### DIRECTIONS FOR THIS TASK
In the listing that follows, retype every line from the first through the one containing "44.5, 42.9, 48.7];". Pictures are to be left out.

### SUPPLIED MATERIAL
※ ※ ※
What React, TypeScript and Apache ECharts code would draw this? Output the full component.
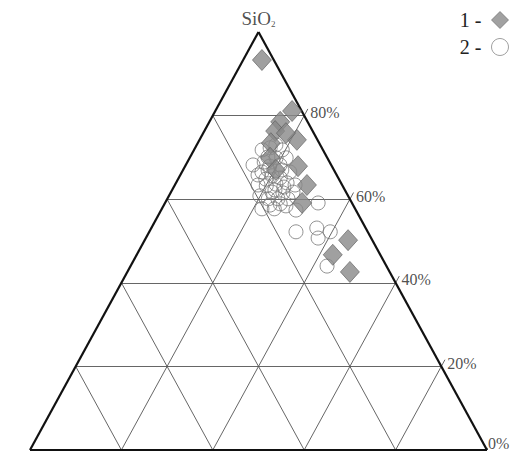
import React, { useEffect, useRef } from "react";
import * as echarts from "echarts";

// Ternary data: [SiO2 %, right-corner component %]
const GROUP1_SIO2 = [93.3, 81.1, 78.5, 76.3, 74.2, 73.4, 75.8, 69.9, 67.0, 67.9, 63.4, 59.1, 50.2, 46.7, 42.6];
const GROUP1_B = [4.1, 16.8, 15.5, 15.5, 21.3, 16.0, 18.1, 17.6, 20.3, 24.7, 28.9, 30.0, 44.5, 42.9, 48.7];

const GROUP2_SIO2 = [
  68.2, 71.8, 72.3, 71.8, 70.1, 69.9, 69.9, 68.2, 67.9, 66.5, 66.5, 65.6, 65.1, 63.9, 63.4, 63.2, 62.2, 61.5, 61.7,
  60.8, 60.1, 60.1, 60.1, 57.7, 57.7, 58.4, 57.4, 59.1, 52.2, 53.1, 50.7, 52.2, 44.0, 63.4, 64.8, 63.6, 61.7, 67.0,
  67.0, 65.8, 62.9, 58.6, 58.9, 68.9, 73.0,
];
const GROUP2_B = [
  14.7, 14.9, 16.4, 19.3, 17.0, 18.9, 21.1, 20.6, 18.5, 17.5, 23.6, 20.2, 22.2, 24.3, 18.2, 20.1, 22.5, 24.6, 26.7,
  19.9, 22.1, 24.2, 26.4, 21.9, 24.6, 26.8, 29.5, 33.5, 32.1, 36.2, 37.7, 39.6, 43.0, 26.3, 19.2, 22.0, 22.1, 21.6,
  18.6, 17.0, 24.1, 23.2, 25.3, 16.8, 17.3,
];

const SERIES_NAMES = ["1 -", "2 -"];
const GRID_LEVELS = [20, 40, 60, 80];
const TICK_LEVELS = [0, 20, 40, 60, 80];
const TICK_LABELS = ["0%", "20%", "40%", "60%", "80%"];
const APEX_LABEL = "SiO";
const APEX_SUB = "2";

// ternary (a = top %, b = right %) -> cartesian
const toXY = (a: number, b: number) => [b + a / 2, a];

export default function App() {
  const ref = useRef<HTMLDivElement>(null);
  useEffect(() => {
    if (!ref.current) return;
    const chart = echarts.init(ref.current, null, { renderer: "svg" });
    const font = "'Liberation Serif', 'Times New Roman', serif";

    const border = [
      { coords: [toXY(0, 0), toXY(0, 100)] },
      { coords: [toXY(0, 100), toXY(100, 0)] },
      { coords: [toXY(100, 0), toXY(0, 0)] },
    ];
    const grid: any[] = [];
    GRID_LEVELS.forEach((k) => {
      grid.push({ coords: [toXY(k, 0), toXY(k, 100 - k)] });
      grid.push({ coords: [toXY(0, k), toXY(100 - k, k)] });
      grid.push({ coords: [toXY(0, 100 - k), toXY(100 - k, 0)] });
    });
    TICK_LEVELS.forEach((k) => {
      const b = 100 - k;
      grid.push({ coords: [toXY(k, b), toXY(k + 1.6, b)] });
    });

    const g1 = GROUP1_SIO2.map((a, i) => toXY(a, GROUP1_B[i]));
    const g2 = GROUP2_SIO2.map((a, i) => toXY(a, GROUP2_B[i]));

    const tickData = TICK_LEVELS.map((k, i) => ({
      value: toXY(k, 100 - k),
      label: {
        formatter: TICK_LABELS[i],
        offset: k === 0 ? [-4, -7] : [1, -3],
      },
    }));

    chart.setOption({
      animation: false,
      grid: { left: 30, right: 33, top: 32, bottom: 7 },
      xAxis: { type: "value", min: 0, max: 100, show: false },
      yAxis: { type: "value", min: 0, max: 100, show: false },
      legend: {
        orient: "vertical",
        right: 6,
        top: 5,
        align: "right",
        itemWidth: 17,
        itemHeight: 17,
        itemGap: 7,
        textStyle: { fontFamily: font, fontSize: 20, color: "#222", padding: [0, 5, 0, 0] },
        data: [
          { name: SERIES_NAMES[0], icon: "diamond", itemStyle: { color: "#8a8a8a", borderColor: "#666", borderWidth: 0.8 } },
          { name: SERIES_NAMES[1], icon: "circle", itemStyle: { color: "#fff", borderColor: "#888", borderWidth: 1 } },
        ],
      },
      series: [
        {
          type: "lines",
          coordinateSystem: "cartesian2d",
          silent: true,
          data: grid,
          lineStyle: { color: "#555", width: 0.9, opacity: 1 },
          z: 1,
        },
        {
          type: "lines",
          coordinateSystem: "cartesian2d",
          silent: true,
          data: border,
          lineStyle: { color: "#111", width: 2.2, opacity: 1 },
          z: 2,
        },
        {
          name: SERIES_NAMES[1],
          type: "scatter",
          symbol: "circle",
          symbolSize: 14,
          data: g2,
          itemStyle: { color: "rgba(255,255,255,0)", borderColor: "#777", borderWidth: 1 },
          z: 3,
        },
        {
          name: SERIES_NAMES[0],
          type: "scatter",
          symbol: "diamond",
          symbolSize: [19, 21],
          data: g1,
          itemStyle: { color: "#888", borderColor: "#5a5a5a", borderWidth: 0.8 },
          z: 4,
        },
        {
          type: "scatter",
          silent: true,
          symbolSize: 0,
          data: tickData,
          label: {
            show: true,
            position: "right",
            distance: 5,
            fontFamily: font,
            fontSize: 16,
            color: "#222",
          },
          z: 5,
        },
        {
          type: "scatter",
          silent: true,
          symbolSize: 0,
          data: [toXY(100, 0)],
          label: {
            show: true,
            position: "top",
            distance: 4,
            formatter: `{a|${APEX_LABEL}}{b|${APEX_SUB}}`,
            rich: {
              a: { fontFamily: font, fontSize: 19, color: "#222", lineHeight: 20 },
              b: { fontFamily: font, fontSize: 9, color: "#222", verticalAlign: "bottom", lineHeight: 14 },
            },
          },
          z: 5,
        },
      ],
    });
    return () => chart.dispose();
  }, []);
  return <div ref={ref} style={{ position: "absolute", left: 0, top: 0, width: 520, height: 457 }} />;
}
※ ※ ※
### REPLY TO THE EXERCISE
What React, TypeScript and Apache ECharts code would draw this? Output the full component.
import React, { useEffect, useRef } from "react";
import * as echarts from "echarts";

// Ternary data: [SiO2 %, right-corner component %]
const GROUP1_SIO2 = [93.3, 81.1, 78.5, 76.3, 74.2, 73.4, 75.8, 69.9, 67.0, 67.9, 63.4, 59.1, 50.2, 46.7, 42.6];
const GROUP1_B = [4.1, 16.8, 15.5, 15.5, 21.3, 16.0, 18.1, 17.6, 20.3, 24.7, 28.9, 30.0, 44.5, 42.9, 48.7];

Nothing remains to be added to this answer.